In Armenia, every third person is poor, while two per cent of the country’s population (around 60,000 people) is extremely poor, lacking key capacities to earn enough for meeting their basic needs.
As predictable as it can be, the national statistical data shows, that ‘in Armenia, households with three or more children below 6 years of age are exposed to a poverty risk (59.0%) around two times higher than the national average (29.8%)’.
Furthermore the same data shows that ‘Female-headed households are more likely to be poor as compared to male-headed households (in 2015, 32.1% versus 28.9%). Female-headed households in 2015 comprised 29% and 27% respectively of the poor population and the total population. Within female-headed households, those with children up to 6 years of age were exposed to a higher risk of poverty (by 1.4 times) compared to the national average’.
World Vision has been working in Armenia for more than 28 years, and all the efforts of the organisation have been forwarded to fight poverty among children and their families. However, the work has been and still is challenging when dealing with the extremely poor families.
“In World Vision we refer to these families as being the most vulnerable, which means, that these families are mostly marginalised in their communities, they not only lack financial means, but also knowledge and ability to refer to social assistance services and programmes. The work with these families is particularly difficult, as they have no strong economic, social and cultural ties,”- says World Vision Armenia Economic Development Programme’s Manager, Husik Sargsyan.
It has been already six months since World Vision Armenia started piloting the ‘Graduation model’ which aims to help families living in extreme poverty to become self-reliant.

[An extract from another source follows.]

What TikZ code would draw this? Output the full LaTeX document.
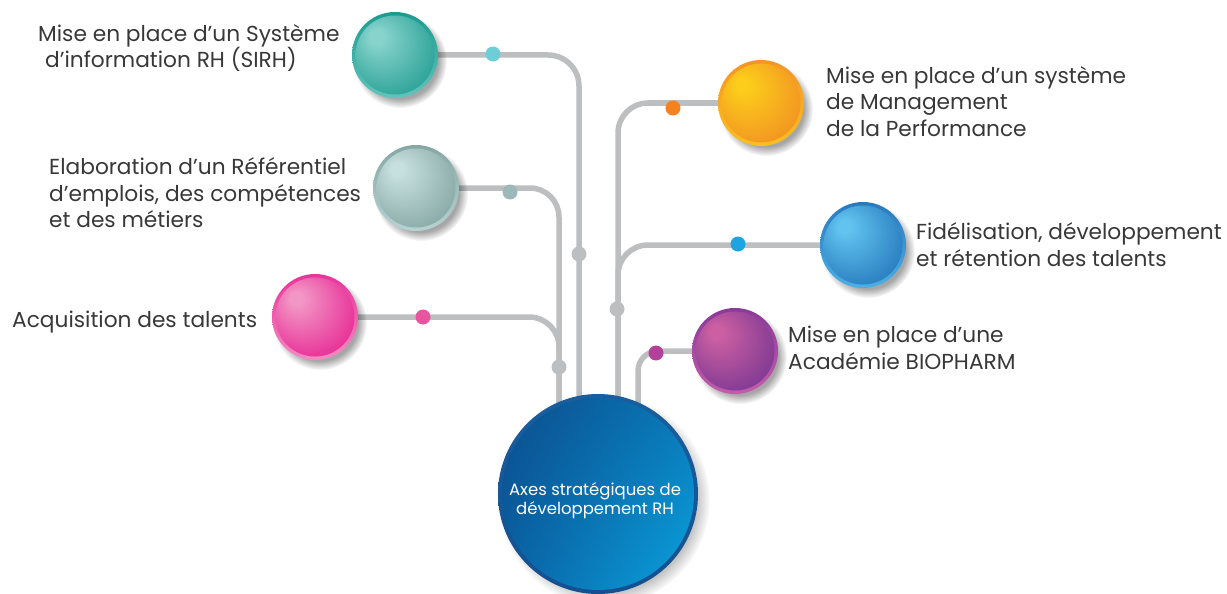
\documentclass[tikz,border=0pt]{standalone}
\usepackage{fontspec}
\setmainfont{Poppins}
\usetikzlibrary{backgrounds,fadings,shadings}
\colorlet{ballhl}{white}
\colorlet{balldk}{black}
\pgfdeclareradialshading[ballhl,balldk]{myball}{\pgfpoint{-13bp}{13bp}}{color(0bp)=(ballhl); color(4bp)=(ballhl); color(40bp)=(balldk); color(50bp)=(balldk)}
% colours
\definecolor{txt}{HTML}{383838}
\definecolor{wire}{HTML}{BDBEC0}
\definecolor{tealA}{HTML}{1A9C90}\definecolor{tealB}{HTML}{62C4BC}\definecolor{tealH}{HTML}{88D4CD}\definecolor{tealD}{HTML}{15968A}
\definecolor{grayA}{HTML}{85A7A4}\definecolor{grayB}{HTML}{B6D3D1}\definecolor{grayH}{HTML}{C6DFDF}\definecolor{grayD}{HTML}{7A9D99}
\definecolor{pinkA}{HTML}{E8359A}\definecolor{pinkB}{HTML}{F48BC1}\definecolor{pinkH}{HTML}{F296C5}\definecolor{pinkD}{HTML}{E5158B}
\definecolor{oranA}{HTML}{F39527}\definecolor{oranB}{HTML}{FBBF1E}\definecolor{oranH}{HTML}{FCCD1A}\definecolor{oranD}{HTML}{F08724}
\definecolor{blueA}{HTML}{2A78BE}\definecolor{blueB}{HTML}{4BB0E6}\definecolor{blueH}{HTML}{62C3EF}\definecolor{blueD}{HTML}{1B6CB3}
\definecolor{purpA}{HTML}{8A3A98}\definecolor{purpB}{HTML}{C45CAC}\definecolor{purpH}{HTML}{CC5FA2}\definecolor{purpD}{HTML}{6C3190}
\definecolor{dotteal}{HTML}{6ECDD6}\definecolor{dotgray}{HTML}{9DB9B7}\definecolor{dotpink}{HTML}{E8559F}
\definecolor{dotoran}{HTML}{F5821F}\definecolor{dotblue}{HTML}{1CA5E0}\definecolor{dotpurp}{HTML}{B3409A}
\definecolor{bigA}{HTML}{0B4D8C}\definecolor{bigB}{HTML}{0AA3DF}\definecolor{bigC}{HTML}{0A78B8}\definecolor{bigD}{HTML}{0A62A4}
\definecolor{bigrimA}{HTML}{1A5E9E}\definecolor{bigrimB}{HTML}{14508F}
\tikzset{
  ball/.style n args={4}{circle, minimum size=86pt, inner sep=0pt, path picture={
      \shade[top color=#1, bottom color=#2] (path picture bounding box.south west) rectangle (path picture bounding box.north east);
      \colorlet{ballhl}{#3}\colorlet{balldk}{#4}%
      \shade[shading=myball] (path picture bounding box.center) circle (39.5pt);
  }},
  bigball/.style={circle, minimum size=200pt, inner sep=0pt, path picture={
      \shade[top color=bigrimA, bottom color=bigrimB] (path picture bounding box.south west) rectangle (path picture bounding box.north east);
      \shade[upper left=bigA, lower right=bigB, upper right=bigC, lower left=bigD] (path picture bounding box.center) circle (96pt);
  }},
  wireline/.style={draw=wire, line width=5.5pt},
  dot/.style={circle, minimum size=15pt, inner sep=0pt, fill=#1},
  lbl/.style={font=\fontsize{21.7}{26.5}\selectfont, text=txt, align=left, inner sep=0pt, anchor=north west},
  shadowfill/.style={fill=black, opacity=0.35, path fading=circle with fuzzy edge 20 percent},
}
\begin{document}
\begin{tikzpicture}[x=1pt,y=-1pt]
\useasboundingbox (0,0) rectangle (1227,594);
% circles
\node[ball={tealA}{tealB}{tealH}{tealD}] (sirh) at (395,55) {};
\node[ball={grayA}{grayB}{grayH}{grayD}] (ref) at (416,188) {};
\node[ball={pinkA}{pinkB}{pinkH}{pinkD}] (acq) at (315,317) {};
\node[ball={oranA}{oranB}{oranH}{oranD}] (perf) at (761,103) {};
\node[ball={blueA}{blueB}{blueH}{blueD}] (fid) at (863,245) {};
\node[ball={purpA}{purpB}{purpH}{purpD}] (acad) at (735,351) {};
\node[bigball] (axes) at (598,494) {};
\node[align=center, text=white, inner sep=0pt, font=\fontsize{16.5}{19}\selectfont] (axestxt) at (595,501) {Axes stratégiques de\\développement RH};
% free ends under the central circle
\coordinate (e1) at (559,430);
\coordinate (e2) at (579,430);
\coordinate (e3) at (618,430);
\coordinate (e4) at (638,430);
\begin{scope}[on background layer]
  \draw[wireline, rounded corners=31pt] (sirh.east) -- (sirh.east -| e2) -- (e2);
  \draw[wireline, rounded corners=29pt] (ref.east) -- (ref.east -| e1) -- (e1);
  \draw[wireline, rounded corners=30pt] (acq.east) -- (acq.east -| e1) -- (e1);
  \draw[wireline, rounded corners=30pt] (perf.west) -- (perf.west -| e3) -- (e3);
  \draw[wireline, rounded corners=30pt] (fid.west) -- (fid.west -| e3) -- (e3);
  \draw[wireline, rounded corners=20pt] (acad.west) -- (acad.west -| e4) -- (e4);
  \foreach \c in {sirh,ref,acq,perf,fid,acad}
    \fill[shadowfill] ([shift={(5pt,-6pt)}]\c.center) circle (47pt);
  \fill[shadowfill] ([shift={(6pt,-6pt)}]axes.center) circle (106pt);
\end{scope}
% dots on the connectors
\node[dot=dotteal] (d1) at (493,54) {};
\node[dot=dotgray] (d2) at (510,192) {};
\node[dot=dotpink] (d3) at (423,317) {};
\node[dot=dotoran] (d4) at (673,108) {};
\node[dot=dotblue] (d5) at (738,244) {};
\node[dot=dotpurp] (d6) at (656,353) {};
\node[dot=wire] (g1) at (579,254) {};
\node[dot=wire] (g2) at (559,367) {};
\node[dot=wire] (g3) at (617,309) {};
% labels
\node[lbl] (t1) at (38,24) {Mise en place d’un Système\\\hspace*{7pt}d’information RH (SIRH)};
\node[lbl] (t2) at (49,157.5) {Elaboration d’un Référentiel\\d’emplois, des compétences\\et des métiers};
\node[lbl] (t3) at (12,311) {Acquisition des talents};
\node[lbl] (t4) at (826,66) {Mise en place d’un système\\de Management\\de la Performance};
\node[lbl] (t5) at (916,222.5) {Fidélisation, développement\\et rétention des talents};
\node[lbl] (t6) at (788,326) {Mise en place d’une\\Académie BIOPHARM};
\end{tikzpicture}
\end{document}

45-year-old Jemma is a mother of seven. Her family used to live in economically tough situation; her husband was ill for a very long period, which made Jemma the only bread-winner of the big family, living in one of the rural communities of Tavush Region, Northern Armenia.
“We used to have only one bed, and the children were sleeping right on the floor. We used to have one very small table and we were taking turns to eat. I had no job, my husband was ill, and the children would often go to sleep with empty stomachs,”- says Jemma.
About six months ago World Vision’s social worker involved Jemma’s family into the Graduation programme. The family received two beds and a big table, potato seeds, but most importantly, Jemma was empowered to start her small family business, that would help her family survive.
“Once I used to work in a sewing factory, and when World Vision’s social worker asked about my needs, I told her, that if I had a sewing machine and some fabric, I could sew linen and kitchenware to sell in the village,”- says Jemma.
Jemma had skills and a wish to change her and her children’s life. When World Vision provided her with a sewing machine and fabric, she started sewing linen and kitchenware every night, and selling them in her home village in Tavush Region of Armenia, as well as outside of the village.
“I earn some 20,000 AMD (around US$41) every month. My co-villagers either pay me in cash, or barter with food – diary or meat. I have already started buying fabric with my own earned money. I have regular clients, I sometimes put meat on the table,” – shares Jemma.
World Vision’s Child Protection team also worked with the local school administration, - “We advocated for Jemma to be hired as school janitor. Now she is employed, she has her small-scale business, necessary furniture for the children and some potato for the coming months. Our social worker is in regular contact with her, providing guidance and mentoring, as well as helping her oversee how she is spending her income,” says Karo Karapetyan, World Vision Armenia’s Child Protection Coordinator for Tavush Marz.
For 44-year old Nelli, being involved in World Vision’s Graduation programme meant a big restart in life. “My parents were living a dignified life. But in the course of life my family got in an economically tough situation. When my child was born four years ago, I understood that I need to do my best to take good care of my child, to earn for his healthy food, for his proper education and development,” remembers Nelly.
Nelly is a skilled woman, but lack of opportunities in the remote rural areas of Tavush Region, was hindering her and her husband to earn their living and live a dignified life.
Thanks to the sewing machine and fabric provided by World Vision, Nelly started her small business; she was sewing and selling different things – clothing for newborns and toddlers, linen, kitchenware etc. “With the first month’s income we bought two goose and a young calf. With the second month’s income we bought tyres for our old soviet-era car, and now we can drive to neighbouring villages and sell our products. With the third month’s income I paid for my child’s English language course, as I want him to be well-educated and smart,” says Nelly proudly.
“I am so thankful to World Vision. It supported us to have a very good start. We now stand firmly on our feet. We think about the future, it is not only daily food that I care about as I used to do previously. I am now planning a better life for my family, where my child can receive a good education, and I and my husband can achieve a lot in life due to our hard work,” says Nelly.
Initially World Vision selected 60 families and through learning sessions, monetary support, guidance and close mentorship managed to develop the families’ self-confidence, resilience, technical and entrepreneurship skills enabling them to graduate from extreme poverty.